The notion of productivity within language and how it can be measured remains vague. This research, therefore, examines the concept of productivity, evaluates the various methodologies which have been advocated, and attempts to clarify some of the issues surrounding it.
In turn, these measures are implemented in relation to the negating a-prefix in order to identify whether indeed the prefix has relevance today. Specifically, three main proposals for measurement are employed: a corpus-based measure, a dictionary based measure, and a direct testing procedure.

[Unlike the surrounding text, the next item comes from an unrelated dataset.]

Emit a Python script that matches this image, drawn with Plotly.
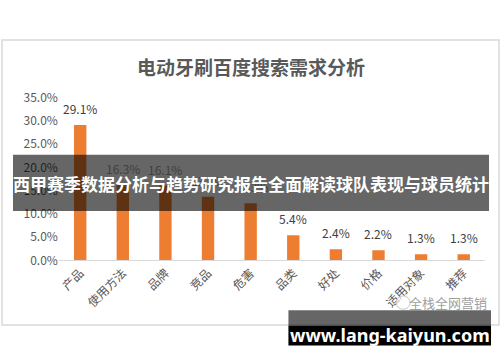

It should be acknowledged that these three methods do not all measure exactly the same thing: the corpus- and dictionary based methods give an indication of actual usage, a gradable circumstance, answering the question Does it actually happen?'; the direct testing measure is indicative of acceptability and potential, a binary phenomenon, which signals whether a construction is either possible or not.
The major findings of the thesis show that productivity remains both difficult to define and to measure, but that a combination of methods provide the best indication as to whether a process is productive. The application of the various measures suggest that the negating a-prefix does indeed have relevant status within the derivational morphology of English, in terms of its current productivity and its capability to initiate new constructions in the future.